_Records shown_
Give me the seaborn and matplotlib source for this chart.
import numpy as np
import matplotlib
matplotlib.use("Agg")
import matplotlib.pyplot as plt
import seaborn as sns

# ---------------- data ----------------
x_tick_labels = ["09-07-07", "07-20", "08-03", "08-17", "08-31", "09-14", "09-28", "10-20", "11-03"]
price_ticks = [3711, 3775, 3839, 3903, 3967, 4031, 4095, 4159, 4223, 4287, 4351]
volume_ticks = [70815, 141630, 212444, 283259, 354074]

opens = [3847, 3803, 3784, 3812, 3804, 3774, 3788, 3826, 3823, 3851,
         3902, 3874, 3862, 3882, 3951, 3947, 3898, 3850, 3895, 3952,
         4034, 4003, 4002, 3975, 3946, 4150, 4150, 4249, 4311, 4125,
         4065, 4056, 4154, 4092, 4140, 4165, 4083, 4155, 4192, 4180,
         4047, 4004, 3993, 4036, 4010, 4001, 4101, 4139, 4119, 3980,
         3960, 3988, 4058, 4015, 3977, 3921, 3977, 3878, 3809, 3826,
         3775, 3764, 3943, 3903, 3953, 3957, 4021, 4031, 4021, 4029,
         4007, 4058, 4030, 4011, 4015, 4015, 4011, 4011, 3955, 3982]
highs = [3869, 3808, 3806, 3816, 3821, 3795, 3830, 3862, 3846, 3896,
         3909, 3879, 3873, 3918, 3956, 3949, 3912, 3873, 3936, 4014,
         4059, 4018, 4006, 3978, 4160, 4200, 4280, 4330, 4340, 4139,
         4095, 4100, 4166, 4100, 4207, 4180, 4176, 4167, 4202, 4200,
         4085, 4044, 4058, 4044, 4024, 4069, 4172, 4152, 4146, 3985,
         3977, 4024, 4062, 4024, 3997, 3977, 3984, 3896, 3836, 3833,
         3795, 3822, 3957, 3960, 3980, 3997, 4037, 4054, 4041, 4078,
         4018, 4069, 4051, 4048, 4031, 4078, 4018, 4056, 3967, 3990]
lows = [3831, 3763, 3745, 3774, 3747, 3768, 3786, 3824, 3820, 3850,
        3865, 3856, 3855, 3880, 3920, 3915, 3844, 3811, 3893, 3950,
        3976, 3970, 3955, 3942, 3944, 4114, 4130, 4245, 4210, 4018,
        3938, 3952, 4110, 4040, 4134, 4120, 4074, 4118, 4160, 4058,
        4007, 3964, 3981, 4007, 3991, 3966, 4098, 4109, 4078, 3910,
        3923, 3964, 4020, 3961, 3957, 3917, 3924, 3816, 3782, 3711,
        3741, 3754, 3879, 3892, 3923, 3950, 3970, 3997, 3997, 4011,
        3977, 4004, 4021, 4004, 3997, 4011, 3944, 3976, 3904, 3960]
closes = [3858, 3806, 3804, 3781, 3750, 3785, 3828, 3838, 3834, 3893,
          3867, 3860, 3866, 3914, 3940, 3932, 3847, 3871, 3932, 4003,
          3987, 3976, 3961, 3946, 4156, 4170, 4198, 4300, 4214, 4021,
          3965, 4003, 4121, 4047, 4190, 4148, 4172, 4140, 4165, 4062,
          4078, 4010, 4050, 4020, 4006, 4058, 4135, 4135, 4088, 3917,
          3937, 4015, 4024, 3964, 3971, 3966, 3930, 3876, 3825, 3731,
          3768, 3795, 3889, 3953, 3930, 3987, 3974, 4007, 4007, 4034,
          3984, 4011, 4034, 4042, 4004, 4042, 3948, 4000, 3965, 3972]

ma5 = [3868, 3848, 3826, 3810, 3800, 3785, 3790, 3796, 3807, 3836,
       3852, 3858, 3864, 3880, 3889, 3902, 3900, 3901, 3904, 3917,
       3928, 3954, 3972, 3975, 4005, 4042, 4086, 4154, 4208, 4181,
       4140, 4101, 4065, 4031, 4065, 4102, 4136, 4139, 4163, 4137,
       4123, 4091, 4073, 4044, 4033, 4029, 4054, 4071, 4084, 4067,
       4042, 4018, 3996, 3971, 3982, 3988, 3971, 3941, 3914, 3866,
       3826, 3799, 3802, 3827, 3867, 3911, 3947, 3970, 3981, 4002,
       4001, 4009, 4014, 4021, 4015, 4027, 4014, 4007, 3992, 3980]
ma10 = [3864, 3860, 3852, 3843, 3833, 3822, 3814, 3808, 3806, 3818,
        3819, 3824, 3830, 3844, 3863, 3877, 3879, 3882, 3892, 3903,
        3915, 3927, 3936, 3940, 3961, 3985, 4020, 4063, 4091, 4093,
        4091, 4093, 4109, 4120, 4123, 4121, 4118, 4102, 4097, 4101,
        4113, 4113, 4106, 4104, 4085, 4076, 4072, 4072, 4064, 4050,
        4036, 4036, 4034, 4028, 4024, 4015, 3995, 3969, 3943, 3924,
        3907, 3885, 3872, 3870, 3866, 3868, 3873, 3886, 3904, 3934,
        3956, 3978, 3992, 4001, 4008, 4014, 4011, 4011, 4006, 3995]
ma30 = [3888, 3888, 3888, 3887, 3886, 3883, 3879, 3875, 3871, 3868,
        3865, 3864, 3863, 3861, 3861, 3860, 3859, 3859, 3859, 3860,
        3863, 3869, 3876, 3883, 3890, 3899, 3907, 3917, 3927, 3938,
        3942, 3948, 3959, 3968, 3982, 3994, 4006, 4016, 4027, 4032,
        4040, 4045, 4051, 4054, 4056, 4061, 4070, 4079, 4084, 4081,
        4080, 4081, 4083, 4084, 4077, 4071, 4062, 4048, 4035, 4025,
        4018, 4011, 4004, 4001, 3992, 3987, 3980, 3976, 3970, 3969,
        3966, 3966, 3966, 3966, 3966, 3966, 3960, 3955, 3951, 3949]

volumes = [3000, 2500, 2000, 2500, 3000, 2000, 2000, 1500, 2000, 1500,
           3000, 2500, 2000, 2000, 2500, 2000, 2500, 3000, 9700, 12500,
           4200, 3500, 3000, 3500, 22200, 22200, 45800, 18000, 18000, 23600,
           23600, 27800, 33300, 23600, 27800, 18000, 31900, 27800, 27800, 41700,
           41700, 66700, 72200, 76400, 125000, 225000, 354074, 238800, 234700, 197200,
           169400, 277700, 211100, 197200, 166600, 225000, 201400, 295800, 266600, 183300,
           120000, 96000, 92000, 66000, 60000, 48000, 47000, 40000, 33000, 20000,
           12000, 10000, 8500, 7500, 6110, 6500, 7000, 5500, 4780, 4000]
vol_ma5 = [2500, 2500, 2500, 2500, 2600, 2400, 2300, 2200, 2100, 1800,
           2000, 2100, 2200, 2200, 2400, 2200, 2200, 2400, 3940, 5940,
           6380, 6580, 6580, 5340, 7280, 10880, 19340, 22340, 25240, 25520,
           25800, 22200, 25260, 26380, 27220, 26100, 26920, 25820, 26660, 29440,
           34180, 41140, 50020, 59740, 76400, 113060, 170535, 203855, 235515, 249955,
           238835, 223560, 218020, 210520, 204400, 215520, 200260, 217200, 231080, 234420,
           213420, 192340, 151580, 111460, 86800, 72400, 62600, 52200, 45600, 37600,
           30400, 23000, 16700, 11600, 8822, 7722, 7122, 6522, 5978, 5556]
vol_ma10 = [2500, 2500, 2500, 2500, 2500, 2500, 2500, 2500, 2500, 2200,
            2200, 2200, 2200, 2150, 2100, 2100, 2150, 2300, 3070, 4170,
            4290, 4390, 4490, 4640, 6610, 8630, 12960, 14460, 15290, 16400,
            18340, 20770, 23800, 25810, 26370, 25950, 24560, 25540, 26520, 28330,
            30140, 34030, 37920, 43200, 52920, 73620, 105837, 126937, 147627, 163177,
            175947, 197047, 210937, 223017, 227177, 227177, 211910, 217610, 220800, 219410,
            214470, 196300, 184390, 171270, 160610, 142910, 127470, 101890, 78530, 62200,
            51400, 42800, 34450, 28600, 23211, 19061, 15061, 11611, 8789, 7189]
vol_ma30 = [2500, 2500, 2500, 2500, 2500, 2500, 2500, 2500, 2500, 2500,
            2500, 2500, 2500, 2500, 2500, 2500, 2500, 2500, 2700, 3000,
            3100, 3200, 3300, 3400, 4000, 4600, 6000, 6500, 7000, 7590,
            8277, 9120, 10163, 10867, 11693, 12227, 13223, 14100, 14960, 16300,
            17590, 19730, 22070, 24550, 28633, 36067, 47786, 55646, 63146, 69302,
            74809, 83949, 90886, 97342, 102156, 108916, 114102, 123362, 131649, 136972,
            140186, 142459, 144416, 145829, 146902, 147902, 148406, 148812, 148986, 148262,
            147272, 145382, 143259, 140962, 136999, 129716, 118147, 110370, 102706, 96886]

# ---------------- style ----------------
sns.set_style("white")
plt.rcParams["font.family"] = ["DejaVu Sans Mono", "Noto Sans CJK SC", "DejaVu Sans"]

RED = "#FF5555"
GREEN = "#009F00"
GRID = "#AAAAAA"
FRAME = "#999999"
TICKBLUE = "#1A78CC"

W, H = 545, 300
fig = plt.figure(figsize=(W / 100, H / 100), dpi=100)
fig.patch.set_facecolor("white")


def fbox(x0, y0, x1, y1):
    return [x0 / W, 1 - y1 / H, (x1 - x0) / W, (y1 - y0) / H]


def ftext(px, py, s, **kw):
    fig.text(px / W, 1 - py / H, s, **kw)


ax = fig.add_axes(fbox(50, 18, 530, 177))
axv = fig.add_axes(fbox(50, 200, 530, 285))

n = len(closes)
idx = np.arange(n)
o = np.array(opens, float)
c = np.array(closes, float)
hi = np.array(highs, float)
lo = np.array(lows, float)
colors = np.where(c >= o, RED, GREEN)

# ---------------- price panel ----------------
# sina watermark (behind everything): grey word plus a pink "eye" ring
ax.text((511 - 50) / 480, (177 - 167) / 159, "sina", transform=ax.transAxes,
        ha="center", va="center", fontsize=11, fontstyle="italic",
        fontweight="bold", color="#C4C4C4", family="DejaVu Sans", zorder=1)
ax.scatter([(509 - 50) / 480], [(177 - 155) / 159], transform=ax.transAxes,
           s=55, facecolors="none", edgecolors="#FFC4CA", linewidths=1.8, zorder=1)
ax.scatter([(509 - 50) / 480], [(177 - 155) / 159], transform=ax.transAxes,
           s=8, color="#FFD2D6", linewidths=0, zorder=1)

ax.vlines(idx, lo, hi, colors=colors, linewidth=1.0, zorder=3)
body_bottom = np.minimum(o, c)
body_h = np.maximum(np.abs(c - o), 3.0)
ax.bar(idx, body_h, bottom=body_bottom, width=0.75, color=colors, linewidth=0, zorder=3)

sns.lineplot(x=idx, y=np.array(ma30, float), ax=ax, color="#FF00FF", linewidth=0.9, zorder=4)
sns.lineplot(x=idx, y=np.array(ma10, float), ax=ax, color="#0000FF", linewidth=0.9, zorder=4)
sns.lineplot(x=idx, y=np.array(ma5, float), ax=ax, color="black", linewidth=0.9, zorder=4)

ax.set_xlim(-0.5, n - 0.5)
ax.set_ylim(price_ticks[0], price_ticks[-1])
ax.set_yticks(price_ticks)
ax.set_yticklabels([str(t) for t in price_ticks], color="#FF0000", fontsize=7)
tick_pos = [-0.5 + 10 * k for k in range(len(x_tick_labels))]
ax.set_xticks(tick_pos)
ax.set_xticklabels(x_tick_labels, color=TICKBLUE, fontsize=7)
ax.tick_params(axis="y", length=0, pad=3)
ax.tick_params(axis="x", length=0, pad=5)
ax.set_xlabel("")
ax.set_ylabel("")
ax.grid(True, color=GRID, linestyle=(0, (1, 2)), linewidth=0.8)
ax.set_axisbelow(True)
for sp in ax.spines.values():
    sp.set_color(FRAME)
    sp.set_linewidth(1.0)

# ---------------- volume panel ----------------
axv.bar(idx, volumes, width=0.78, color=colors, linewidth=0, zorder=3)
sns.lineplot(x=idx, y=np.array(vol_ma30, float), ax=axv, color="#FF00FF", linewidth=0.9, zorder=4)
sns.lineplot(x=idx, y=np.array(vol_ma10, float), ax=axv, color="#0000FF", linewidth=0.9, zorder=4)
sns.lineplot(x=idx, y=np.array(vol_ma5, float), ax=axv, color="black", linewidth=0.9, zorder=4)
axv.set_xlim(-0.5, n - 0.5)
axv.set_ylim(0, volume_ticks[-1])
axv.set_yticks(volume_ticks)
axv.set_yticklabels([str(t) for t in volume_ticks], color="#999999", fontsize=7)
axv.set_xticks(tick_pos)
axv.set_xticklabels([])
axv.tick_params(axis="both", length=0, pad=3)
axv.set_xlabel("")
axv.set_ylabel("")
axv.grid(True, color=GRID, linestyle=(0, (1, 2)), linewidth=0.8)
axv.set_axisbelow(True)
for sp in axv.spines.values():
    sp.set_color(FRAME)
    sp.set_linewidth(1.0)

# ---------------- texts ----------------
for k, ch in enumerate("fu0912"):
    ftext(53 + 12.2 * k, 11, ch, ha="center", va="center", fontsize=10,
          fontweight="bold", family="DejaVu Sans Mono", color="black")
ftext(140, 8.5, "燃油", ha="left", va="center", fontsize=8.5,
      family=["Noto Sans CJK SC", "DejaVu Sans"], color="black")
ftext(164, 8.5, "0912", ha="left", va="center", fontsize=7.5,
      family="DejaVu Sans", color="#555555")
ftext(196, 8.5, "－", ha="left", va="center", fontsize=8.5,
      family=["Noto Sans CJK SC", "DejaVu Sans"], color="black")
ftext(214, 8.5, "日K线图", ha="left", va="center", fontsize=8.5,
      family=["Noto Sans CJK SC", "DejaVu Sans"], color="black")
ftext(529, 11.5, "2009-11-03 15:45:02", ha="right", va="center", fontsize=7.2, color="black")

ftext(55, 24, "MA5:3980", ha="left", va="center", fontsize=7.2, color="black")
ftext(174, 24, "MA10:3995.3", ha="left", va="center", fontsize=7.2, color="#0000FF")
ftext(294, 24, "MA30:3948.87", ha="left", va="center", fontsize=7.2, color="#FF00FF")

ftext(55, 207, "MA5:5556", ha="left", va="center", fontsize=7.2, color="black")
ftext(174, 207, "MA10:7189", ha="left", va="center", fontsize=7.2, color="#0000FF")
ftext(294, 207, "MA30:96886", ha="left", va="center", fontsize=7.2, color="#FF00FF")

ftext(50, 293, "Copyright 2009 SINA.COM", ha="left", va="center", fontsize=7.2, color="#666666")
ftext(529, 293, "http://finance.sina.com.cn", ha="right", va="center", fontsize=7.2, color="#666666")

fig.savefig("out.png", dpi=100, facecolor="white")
==
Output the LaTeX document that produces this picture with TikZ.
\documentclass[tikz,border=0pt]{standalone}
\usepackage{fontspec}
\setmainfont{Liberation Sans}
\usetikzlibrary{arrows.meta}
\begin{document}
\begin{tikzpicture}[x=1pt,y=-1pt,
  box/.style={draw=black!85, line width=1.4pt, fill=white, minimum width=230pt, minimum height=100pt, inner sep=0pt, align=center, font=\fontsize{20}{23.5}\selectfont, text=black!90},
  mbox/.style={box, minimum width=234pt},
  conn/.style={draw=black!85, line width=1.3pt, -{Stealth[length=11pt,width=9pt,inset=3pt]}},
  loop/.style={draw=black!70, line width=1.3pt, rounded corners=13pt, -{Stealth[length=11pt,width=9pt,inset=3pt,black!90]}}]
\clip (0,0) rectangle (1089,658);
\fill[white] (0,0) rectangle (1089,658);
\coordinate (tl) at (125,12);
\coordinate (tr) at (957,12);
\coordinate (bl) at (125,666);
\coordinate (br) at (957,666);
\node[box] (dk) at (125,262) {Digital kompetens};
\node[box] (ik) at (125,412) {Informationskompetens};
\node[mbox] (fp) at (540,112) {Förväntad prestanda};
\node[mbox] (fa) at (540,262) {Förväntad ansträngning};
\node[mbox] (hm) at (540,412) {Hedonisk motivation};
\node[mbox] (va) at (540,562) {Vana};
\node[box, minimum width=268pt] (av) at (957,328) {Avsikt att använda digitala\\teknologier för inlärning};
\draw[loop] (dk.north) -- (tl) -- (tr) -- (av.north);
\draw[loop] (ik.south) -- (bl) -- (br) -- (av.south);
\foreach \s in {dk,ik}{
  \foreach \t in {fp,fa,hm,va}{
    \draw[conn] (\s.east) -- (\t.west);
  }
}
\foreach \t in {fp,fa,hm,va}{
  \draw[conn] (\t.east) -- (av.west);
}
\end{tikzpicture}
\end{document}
...
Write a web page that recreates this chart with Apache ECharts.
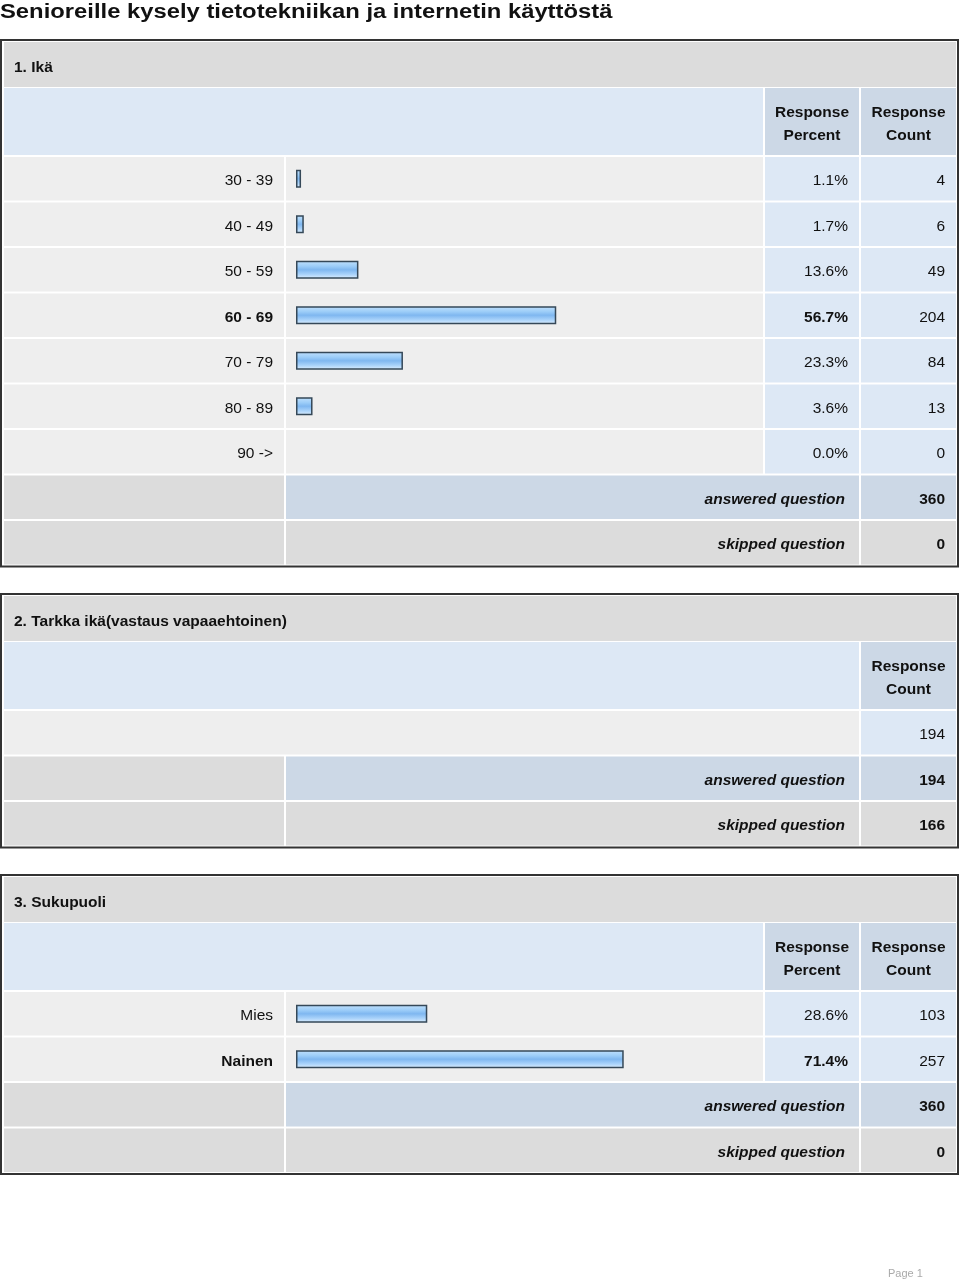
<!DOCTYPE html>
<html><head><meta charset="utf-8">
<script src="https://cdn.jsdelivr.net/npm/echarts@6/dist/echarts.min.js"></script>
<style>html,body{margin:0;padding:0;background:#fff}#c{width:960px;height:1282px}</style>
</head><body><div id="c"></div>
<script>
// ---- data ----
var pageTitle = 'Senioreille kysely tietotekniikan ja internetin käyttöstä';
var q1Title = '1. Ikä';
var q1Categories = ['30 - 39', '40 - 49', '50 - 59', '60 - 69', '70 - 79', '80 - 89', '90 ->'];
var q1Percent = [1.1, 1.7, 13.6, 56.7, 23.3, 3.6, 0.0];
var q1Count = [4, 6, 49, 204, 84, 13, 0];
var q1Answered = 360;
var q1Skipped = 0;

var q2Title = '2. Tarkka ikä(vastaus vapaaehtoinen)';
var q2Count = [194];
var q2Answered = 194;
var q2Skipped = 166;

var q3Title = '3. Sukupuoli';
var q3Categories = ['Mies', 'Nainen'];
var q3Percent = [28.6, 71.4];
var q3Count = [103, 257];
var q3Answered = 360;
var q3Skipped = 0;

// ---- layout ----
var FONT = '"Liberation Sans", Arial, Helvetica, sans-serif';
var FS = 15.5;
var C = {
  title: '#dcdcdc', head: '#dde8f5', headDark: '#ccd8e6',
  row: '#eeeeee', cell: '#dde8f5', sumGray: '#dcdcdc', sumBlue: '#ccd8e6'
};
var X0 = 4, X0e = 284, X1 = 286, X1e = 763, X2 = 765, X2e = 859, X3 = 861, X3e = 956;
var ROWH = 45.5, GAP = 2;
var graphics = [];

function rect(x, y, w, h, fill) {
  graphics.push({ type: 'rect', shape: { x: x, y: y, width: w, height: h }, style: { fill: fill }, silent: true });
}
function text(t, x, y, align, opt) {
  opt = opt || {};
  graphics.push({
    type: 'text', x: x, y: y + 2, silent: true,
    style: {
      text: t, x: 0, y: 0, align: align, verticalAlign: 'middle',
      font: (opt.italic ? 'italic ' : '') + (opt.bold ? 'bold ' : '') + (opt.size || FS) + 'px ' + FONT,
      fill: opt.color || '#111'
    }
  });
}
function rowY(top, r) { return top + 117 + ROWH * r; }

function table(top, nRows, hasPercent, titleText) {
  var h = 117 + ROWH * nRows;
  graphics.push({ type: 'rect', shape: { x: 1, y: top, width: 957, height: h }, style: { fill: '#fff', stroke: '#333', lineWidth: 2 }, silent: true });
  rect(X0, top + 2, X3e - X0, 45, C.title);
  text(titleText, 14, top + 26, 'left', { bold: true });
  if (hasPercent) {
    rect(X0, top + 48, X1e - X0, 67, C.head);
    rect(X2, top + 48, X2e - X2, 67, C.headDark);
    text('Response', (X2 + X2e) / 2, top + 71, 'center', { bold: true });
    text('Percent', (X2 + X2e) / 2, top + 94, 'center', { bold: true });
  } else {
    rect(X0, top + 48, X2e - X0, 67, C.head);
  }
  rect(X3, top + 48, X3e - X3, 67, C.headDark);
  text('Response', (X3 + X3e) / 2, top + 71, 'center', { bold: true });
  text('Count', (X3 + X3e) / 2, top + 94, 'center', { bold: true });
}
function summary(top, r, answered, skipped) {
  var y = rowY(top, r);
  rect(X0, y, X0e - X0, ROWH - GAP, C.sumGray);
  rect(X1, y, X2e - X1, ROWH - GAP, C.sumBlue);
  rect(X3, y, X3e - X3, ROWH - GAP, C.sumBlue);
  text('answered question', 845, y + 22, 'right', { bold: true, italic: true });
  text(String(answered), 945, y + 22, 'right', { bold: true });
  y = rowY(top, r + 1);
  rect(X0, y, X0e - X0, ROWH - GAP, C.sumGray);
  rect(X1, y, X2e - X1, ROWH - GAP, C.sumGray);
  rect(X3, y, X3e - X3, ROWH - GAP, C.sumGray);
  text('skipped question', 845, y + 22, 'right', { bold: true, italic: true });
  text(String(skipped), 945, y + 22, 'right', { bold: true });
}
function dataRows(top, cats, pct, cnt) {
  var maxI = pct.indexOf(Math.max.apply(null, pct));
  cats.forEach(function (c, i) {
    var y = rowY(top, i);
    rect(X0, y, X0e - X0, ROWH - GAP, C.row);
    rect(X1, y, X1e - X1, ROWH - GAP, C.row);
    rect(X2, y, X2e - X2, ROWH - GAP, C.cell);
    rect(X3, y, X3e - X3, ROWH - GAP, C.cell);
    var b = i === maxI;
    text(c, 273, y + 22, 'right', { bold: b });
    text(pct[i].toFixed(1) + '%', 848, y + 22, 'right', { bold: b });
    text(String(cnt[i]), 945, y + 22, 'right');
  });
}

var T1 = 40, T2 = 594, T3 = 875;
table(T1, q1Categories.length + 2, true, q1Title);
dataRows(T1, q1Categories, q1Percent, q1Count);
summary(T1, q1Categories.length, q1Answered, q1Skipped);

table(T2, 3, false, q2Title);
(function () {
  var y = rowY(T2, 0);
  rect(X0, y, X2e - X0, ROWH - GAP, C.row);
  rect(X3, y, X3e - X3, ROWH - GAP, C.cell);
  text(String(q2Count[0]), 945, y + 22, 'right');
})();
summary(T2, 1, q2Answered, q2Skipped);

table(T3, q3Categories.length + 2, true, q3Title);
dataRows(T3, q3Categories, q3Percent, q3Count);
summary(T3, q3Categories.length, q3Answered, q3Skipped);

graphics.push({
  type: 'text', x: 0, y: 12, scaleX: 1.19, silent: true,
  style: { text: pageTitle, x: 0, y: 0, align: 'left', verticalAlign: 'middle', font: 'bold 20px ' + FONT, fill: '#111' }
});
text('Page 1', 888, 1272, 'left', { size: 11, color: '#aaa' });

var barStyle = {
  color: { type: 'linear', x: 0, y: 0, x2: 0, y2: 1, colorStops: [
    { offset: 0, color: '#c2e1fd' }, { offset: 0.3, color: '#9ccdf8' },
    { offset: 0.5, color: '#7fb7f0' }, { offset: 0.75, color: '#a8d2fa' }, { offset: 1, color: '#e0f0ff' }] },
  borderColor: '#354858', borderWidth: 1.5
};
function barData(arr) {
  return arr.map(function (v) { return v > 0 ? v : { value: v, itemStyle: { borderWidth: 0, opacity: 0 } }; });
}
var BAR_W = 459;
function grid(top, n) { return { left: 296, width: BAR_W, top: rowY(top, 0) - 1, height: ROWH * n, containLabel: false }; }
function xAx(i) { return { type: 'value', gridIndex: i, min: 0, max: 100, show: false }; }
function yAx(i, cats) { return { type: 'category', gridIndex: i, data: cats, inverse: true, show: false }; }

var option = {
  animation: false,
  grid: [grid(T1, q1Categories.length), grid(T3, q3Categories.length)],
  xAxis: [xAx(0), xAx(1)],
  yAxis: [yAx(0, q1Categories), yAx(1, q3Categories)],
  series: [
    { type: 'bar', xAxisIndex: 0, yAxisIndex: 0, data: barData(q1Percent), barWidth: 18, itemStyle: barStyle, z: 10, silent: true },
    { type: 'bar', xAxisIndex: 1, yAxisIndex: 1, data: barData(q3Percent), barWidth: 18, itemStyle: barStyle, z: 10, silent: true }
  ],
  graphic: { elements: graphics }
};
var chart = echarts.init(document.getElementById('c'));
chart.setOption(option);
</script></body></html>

_Task brief_
Copy, from the material above, each line in which the string "that" occurs.

_Solution below_
Output the LaTeX document that produces this picture with TikZ.
Write a web page that recreates this chart with Apache ECharts.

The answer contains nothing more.